As regards this type of 4D printing on the microscale, the additional dimension to 3D printed objects refers to their ability to change their properties over time, a process in which the intelligent polymers react to the external stimulus of temperature. "The structures are completely stable at room temperature," says Blasco. "They are only activated when exposed to heat. Other materials can be better activated by exposure to light, for example. For a biomedical application, activation with infrared light would be conceivable in the future, for example."
The magic of the process developed in Heidelberg is not the printing method, but the ‘ink’, as the professor calls it: "Although our speciality is printing with light, we have not changed anything in this regard compared to conventional processes. Instead, we have introduced ‘dormant groups’ - alkoxyamines - that can be activated with a change in temperature. These dynamic groups are the heart of the 'living' properties of our polymers, and the principle behind the development." "The material itself is made of soft, biocompatible polyethylene glycol, post-modified with polystyrene for contrast," she adds. "Through this, the objects grow up to eight times their size. Their shape and structural elements remain intact."

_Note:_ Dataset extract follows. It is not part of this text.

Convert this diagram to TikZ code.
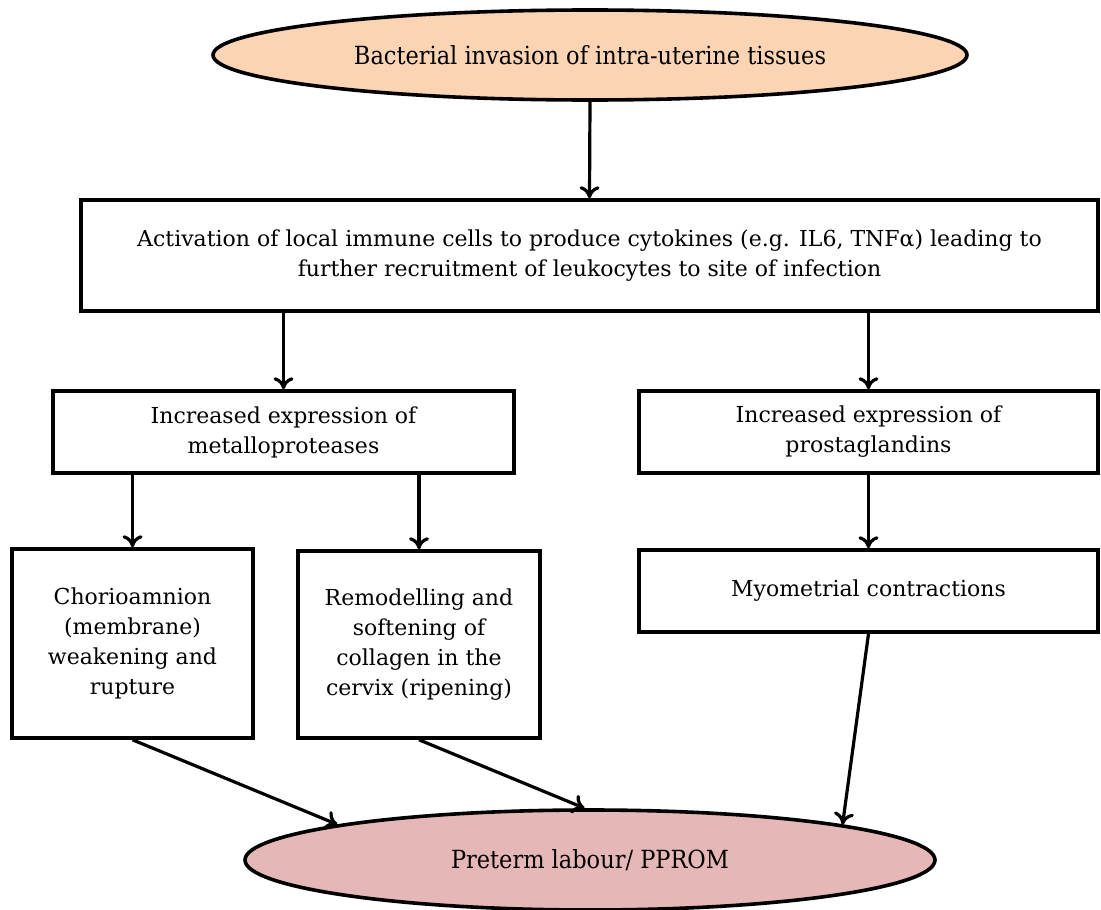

Stents and self-healing tissues made from intelligent polymers
In the case of microprinted shape memory polymers, the conceivable areas of application are equally large because the process is extraordinarily flexible: by choosing the particular material, starting quantity, model and process for printing, as well as the appropriate functionalities for the desired stimulus, highly specific shape memory polymers can be created. "It would be conceivable, for example, to produce small stents that are pushed through the vessels before opening by themselves," says Blasco, "or we could print self-healing tissue." The field of tissue engineering is currently completely passive. With our microstructures, tissue could grow and adapt, much like in real life. A completely different application potential also lies in microrobotics, where objects that move by themselves are needed. Microfluidics would be another great field - we have experimented with a box that opens by itself."

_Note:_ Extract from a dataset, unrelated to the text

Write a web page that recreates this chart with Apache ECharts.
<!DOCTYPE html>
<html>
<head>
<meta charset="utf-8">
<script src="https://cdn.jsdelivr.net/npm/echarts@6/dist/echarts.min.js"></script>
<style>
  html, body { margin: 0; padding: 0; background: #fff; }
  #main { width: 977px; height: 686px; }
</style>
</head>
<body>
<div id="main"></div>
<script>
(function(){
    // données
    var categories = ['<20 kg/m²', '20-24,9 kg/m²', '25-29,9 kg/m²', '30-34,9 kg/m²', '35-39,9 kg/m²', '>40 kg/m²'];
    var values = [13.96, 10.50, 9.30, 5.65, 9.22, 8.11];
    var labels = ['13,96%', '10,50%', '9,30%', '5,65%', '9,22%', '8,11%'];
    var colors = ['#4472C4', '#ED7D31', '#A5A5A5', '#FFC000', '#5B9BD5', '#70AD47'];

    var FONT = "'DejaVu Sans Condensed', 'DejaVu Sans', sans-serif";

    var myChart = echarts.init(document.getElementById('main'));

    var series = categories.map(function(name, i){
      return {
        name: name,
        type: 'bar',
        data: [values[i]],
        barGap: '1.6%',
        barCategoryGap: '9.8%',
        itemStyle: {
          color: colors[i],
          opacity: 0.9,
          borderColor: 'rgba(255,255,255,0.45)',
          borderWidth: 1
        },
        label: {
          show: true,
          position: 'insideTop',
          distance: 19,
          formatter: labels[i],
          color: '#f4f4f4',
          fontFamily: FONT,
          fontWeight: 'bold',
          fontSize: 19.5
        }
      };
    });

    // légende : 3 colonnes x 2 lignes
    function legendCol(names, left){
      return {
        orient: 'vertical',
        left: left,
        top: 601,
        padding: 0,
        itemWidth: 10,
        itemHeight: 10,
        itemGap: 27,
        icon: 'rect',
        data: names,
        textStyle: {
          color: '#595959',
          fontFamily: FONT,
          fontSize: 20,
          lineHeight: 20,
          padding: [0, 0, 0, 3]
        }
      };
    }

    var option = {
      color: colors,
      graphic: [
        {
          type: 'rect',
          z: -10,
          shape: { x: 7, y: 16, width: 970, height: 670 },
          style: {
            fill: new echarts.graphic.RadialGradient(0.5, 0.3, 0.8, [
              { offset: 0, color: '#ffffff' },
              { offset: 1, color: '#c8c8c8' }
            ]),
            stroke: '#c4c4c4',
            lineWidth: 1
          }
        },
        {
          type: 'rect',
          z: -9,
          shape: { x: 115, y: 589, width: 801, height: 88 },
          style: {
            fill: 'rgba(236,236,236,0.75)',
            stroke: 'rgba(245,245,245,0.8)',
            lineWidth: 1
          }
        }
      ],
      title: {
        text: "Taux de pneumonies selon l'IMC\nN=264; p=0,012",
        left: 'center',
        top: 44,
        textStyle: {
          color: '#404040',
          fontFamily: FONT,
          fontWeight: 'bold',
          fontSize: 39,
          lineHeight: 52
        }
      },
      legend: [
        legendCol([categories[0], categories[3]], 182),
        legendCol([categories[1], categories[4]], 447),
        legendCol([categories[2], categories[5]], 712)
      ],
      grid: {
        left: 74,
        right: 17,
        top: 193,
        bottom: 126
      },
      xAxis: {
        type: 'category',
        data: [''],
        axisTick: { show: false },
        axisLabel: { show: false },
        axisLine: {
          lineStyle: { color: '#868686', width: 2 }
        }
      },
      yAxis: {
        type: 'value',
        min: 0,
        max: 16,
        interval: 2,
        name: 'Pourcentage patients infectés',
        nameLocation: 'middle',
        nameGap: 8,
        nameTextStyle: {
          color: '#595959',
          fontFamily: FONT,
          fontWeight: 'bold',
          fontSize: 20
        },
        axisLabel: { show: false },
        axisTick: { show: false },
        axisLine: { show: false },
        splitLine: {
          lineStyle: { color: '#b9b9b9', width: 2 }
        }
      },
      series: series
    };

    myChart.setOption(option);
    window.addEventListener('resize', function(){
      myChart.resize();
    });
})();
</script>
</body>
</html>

The two researchers emphasise that such concrete applications are unfortunately still a long way off. Nevertheless, industry has already signalled interest in cooperations. Blasco and her team are now planning experiments with other materials: "Our focus here is on the possibility of stimulating objects with light," says the expert. "Even completely different functionalities are conceivable, such as complete biocompatibility or the implementation of self-reporting or self-regulating properties that are present in natural systems, for example. We have a lot of ideas."